Check-in time is one minute before the scheduled departure. Or one hour afterwards, if you can’t be bothered to get up. It doesn’t really matter because all you have to do is show your passport to a man who, for reasons I couldn’t fathom, was wearing a high-visibility jacket. Perhaps he thought he might be knocked down by a vacuum cleaner.

Whatever, soon we were on board in a big swivelly seat, wondering whether to have our champagne neat or with a swan in it.

After we landed, a woman called Victor introduced us to our driver. He was called Victor too and he only had one word of English, which was ‘moment’. That, in the big scheme of things, was not terribly useful.

For instance, when he parked outside a big hotel in the middle of a rather boring square, and we asked why, he said: ‘Moment.’ Plainly, he was KGB and we were all going to be killed.

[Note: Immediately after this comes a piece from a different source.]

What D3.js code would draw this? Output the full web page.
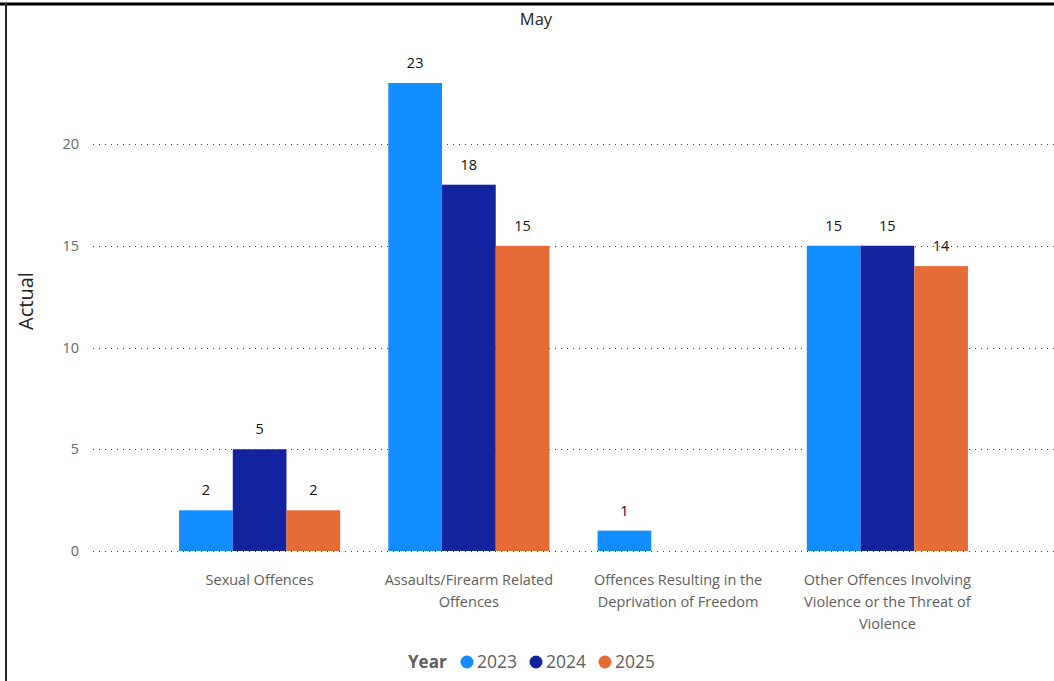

But no. After 20 minutes, another Victor arrived and told us to go shopping.

Budapest, it turns out, is the worst shopping city in the whole of the world. Walking down the pedestrianised main street is exactly like walking through the centre of Croydon 40 years ago, except that all the men are sweeping leaves and all the girls are wearing knee-length shorts with turn-ups.